The primal energy that has always electrified her voice and powered her prior records is still well in evidence here. “Man” flips the gender roles with a viciousness that would castrate the unprepared – “cause you didn’t know what a man was / until I showed you” – packaged subversively into a rollicking bar-rock song with controlled bursts of guitar that sound like electrical shocks courtesy of M. Ward. For an album so precariously balanced between an emotional wreck and middle-finger-waving pride, though, it’s the uneven steps that are the best to tread. “Used a calling card at the pay phone from the other coast / just to tell how good it was to hear you in those songs you wrote / made me think there was something coming / really something worth waiting for / blah blah blah blah blah blah / they talk about,” Case sings on “Calling Cards,” strings and twinkling acoustics painting in the frayed edges and decaying connections that hold up a long-distance relationship. A cover of “Afraid” – Neko doing Nico – benefits from a spartan arrangement, placing those bloodied lyrics squarely under a harsh light, while ostensible torch song “Night Still Comes” would rather throw up than entertain the idea of Case doing her due diligence as a balladeer. “You never held it at the right angle” – the misconception is on the audience’s part, and Case has never been one to apologize.

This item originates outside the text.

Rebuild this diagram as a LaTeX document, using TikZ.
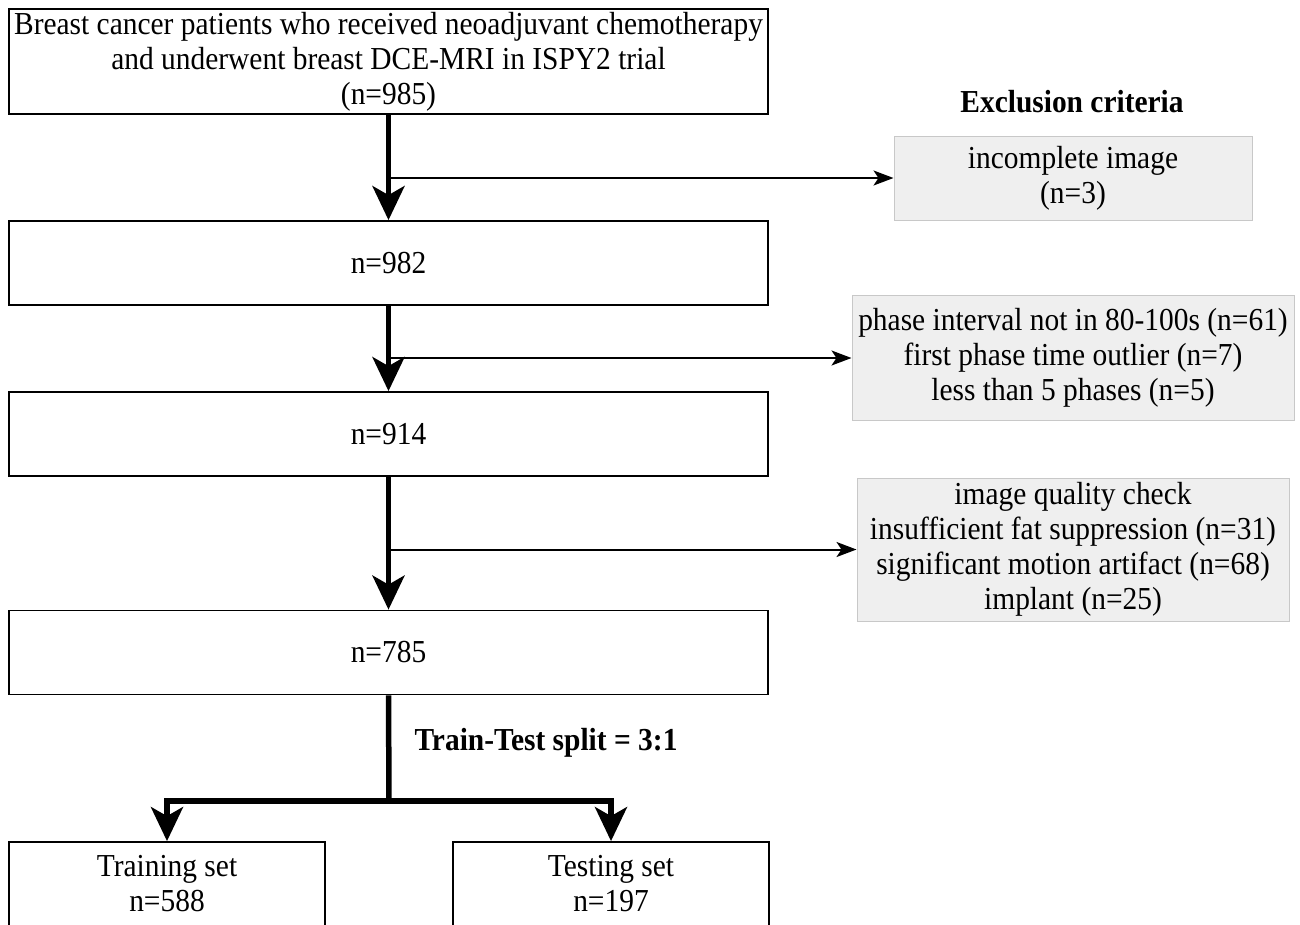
\documentclass[tikz,border=0pt]{standalone}
\usepackage{fontspec}
\setmainfont{Liberation Serif}[FakeStretch=0.92]
\usetikzlibrary{arrows.meta}
\definecolor{exfill}{HTML}{EFEFEF}
\definecolor{exdraw}{HTML}{C8C8C8}
\tikzset{
  mainbox/.style={draw=black, line width=1.8pt, fill=white, inner sep=0pt, align=center,
    font=\fontsize{32}{35}\selectfont},
  exbox/.style={draw=exdraw, line width=1pt, fill=exfill, inner sep=0pt, align=center,
    font=\fontsize{32}{35}\selectfont},
  bigarrow/.style={line width=5.5pt, -{Stealth[length=34pt,width=32pt,inset=9pt]}},
  bigline/.style={line width=5.5pt},
  sidearrow/.style={line width=2pt, -{Stealth[length=20pt,width=15pt,inset=5pt]}},
  boldlabel/.style={font=\fontsize{32}{35}\selectfont\bfseries, inner sep=0pt}
}
\begin{document}
\begin{tikzpicture}[x=1pt,y=-1pt]
\useasboundingbox[fill=white] (0,0) rectangle (1300,924);
% main boxes
\node[mainbox, minimum width=759pt, minimum height=105pt] (top) at (388.5,61.5)
  {Breast cancer patients who received neoadjuvant chemotherapy\\and underwent breast DCE-MRI in ISPY2 trial\\(n=985)};
\node[mainbox, minimum width=759pt, minimum height=84pt] (b982) at (388.5,263) {n=982};
\node[mainbox, minimum width=759pt, minimum height=84pt] (b914) at (388.5,434) {n=914};
\node[mainbox, minimum width=759pt, minimum height=84pt] (b785) at (388.5,652.5) {n=785};
\node[mainbox, minimum width=316pt, minimum height=84pt] (train) at (167,884) {Training set\\n=588};
\node[mainbox, minimum width=316pt, minimum height=84pt] (test) at (611,884) {Testing set\\n=197};
% exclusion boxes
\node[boldlabel] (exc) at (1072,102) {Exclusion criteria};
\node[exbox, minimum width=358pt, minimum height=84pt] (e1) at (1073,178) {incomplete image\\(n=3)};
\node[exbox, minimum width=442pt, minimum height=125pt] (e2) at (1073,358)
  {phase interval not in 80-100s (n=61)\\first phase time outlier (n=7)\\less than 5 phases (n=5)};
\node[exbox, minimum width=432pt, minimum height=143pt] (e3) at (1073,549.5)
  {image quality check\\insufficient fat suppression (n=31)\\significant motion artifact (n=68)\\implant (n=25)};
% main flow
\draw[bigarrow] (top.south) -- (b982.north);
\draw[bigarrow] (b982.south) -- (b914.north);
\draw[bigarrow] (b914.south) -- (b785.north);
% side branches
\draw[sidearrow] (e1.west -| top.south) -- (e1.west);
\draw[sidearrow] (e2.west -| b982.south) -- (e2.west);
\draw[sidearrow] (e3.west -| b914.south) -- (e3.west);
% split
\coordinate (sp) at (389,801);
\draw[bigline] (b785.south) -- (sp);
\draw[bigarrow] (sp) -| (train.north);
\draw[bigarrow] (sp) -| (test.north);
\node[boldlabel] (split) at (546,743) {Train-Test split = 3:1};
\end{tikzpicture}
\end{document}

The creepy echo chamber of “Where Did I Leave That Fire” is perhaps most illustrative of the mindset Case was in while recording. Case laments a loss (drive" love" family") made even more desperate set as it is amidst a disjointed landscape of piano motifs and growling skronks of guitar. Yet she resolves it with a classic wink: “six o’clock tomorrow a strange voice says to me / I do believe we have your fire lady / you can pick it up if you come down with ID.” More bizarre is “Nearly Midnight, Honolulu,” Case’s a capella ode to child abuse, removed in its observation but sort of thrilling in its emotional potency. Its position as the centerpiece of the album is no coincidence, yet the passivity is surprising; considering the way Case deals with hecklers at her shows makes one think an intervention and not a memorial would have made for a more memorable song. Yet it’s lovely in its simplicity and in Case’s full-throated declaration of support for an anonymous child.
Like the Dodos’ Carrier
, another recent album that took death and used it to illuminate something bigger, The Worse Things Get
is a listen that tears and breaks, an album defiant and loud as often as it is anxious and sad. Case does a fine job of cataloguing the grime that inevitably seeps into every person’s life, and the record’s mood reflects it, full of fitful arrangements and a mood that zips back and forth with the logic of a patient who has yet to refill their prescription. It’s this instability that also makes it her most relatable record, the kind that permeates deeper than earlier tales of tornadoes and lost widows. “There’s a wisdom that’s cold,” Case sings on “Ragtime,” that voice floating through a din of discordant orchestration, but it’s a lesson that’s strangely fulfilling. “I am one and the same / I am useful and strange,” Case finishes, and it’s a mantra that repeats as the clash and mess of the instruments fades away. The Voice is still standing at the end, of course, triumphant and proud.